Retype, exactly as they stand, the lines from the start of the data to the line that contains "XAxis, YAxis, LabelList", both ends included. Leave the pictures out.
— begin —
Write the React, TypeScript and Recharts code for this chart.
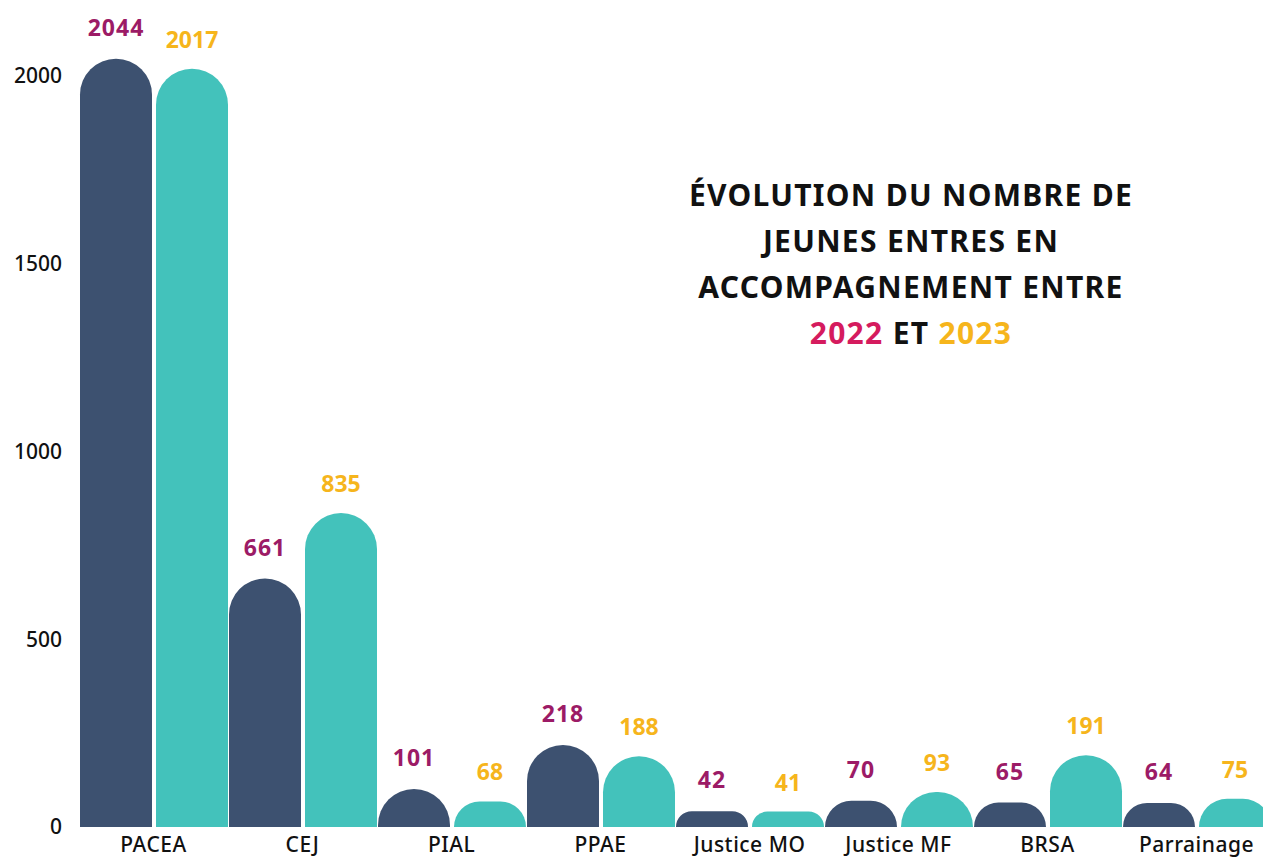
import React from 'react';
import { BarChart, Bar, XAxis, YAxis, LabelList } from 'recharts';

const categories = ['PACEA', 'CEJ', 'PIAL', 'PPAE', 'Justice MO', 'Justice MF', 'BRSA', 'Parrainage'];
const values2022 = [2044, 661, 101, 218, 42, 70, 65, 64];
const values2023 = [2017, 835, 68, 188, 41, 93, 191, 75];
const yTicks = [0, 500, 1000, 1500, 2000];

const chartData = categories.map((name, i) => ({
    name,
    y2022: values2022[i],
    y2023: values2023[i],
}));

const FONT = '"Noto Sans", sans-serif';

// bar with rounded top corners, radius capped by the bar height
const RoundTopBar = (props: { x?: number; y?: number; width?: number; height?: number; fill?: string }) => {
    const { x = 0, y = 0, width = 0, height = 0, fill } = props;
    if (height <= 0) return null;
    const r = Math.min(width / 2, height);
    const d = `M${x},${y + height} L${x},${y + r} A${r},${r} 0 0 1 ${x + r},${y} L${x + width - r},${y} A${r},${r} 0 0 1 ${x + width},${y + r} L${x + width},${y + height} Z`;
    return <path d={d} fill={fill} />;
};

const App: React.FC = () => {
    return (
        <div style={{ position: 'absolute', top: 0, left: 0, width: 1263, height: 857, overflow: 'hidden', background: '#fff' }}>
            <BarChart
                width={1271}
                height={857}
                data={chartData}
                margin={{ top: 0, right: 0, left: 0, bottom: 0 }}
                barSize={72}
                barGap={4}
            >
                <XAxis
                    dataKey="name"
                    axisLine={false}
                    tickLine={false}
                    height={30}
                    tickMargin={4}
                    interval={0}
                    tick={{ fill: '#111', fontSize: 21, fontFamily: FONT, fontWeight: 500, letterSpacing: 0.5 }}
                />
                <YAxis
                    domain={[0, 2200]}
                    ticks={yTicks}
                    axisLine={false}
                    tickLine={false}
                    width={79}
                    tickMargin={11}
                    tick={{ fill: '#111', fontSize: 21, fontFamily: FONT, fontWeight: 500 }}
                />
                <Bar dataKey="y2022" fill="#3d5170" shape={<RoundTopBar />} isAnimationActive={false}>
                    <LabelList
                        dataKey="y2022"
                        position="top"
                        offset={23}
                        fill="#9c1b66"
                        fontSize={23}
                        fontWeight={700}
                        fontFamily={FONT}
                        letterSpacing={1}
                    />
                </Bar>
                <Bar dataKey="y2023" fill="#43c2bb" shape={<RoundTopBar />} isAnimationActive={false}>
                    <LabelList
                        dataKey="y2023"
                        position="top"
                        offset={21}
                        fill="#f6b51c"
                        fontSize={23}
                        fontWeight={700}
                        fontFamily={FONT}
                    />
                </Bar>
            </BarChart>
            <div
                style={{
                    position: 'absolute',
                    left: 611,
                    top: 172,
                    width: 600,
                    textAlign: 'center',
                    fontFamily: FONT,
                    fontWeight: 700,
                    fontSize: 30,
                    lineHeight: '46px',
                    letterSpacing: 1.3,
                    color: '#111',
                }}
            >
                ÉVOLUTION DU NOMBRE DE
                <br />
                JEUNES ENTRES EN
                <br />
                ACCOMPAGNEMENT ENTRE
                <br />
                <span style={{ color: '#d51b5e' }}>2022</span> ET <span style={{ color: '#f6b51c' }}>2023</span>
            </div>
        </div>
    );
};

export default App;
— end —
== PROBLEM SOLUTION ==
Write the React, TypeScript and Recharts code for this chart.
import React from 'react';
import { BarChart, Bar, XAxis, YAxis, LabelList } from 'recharts';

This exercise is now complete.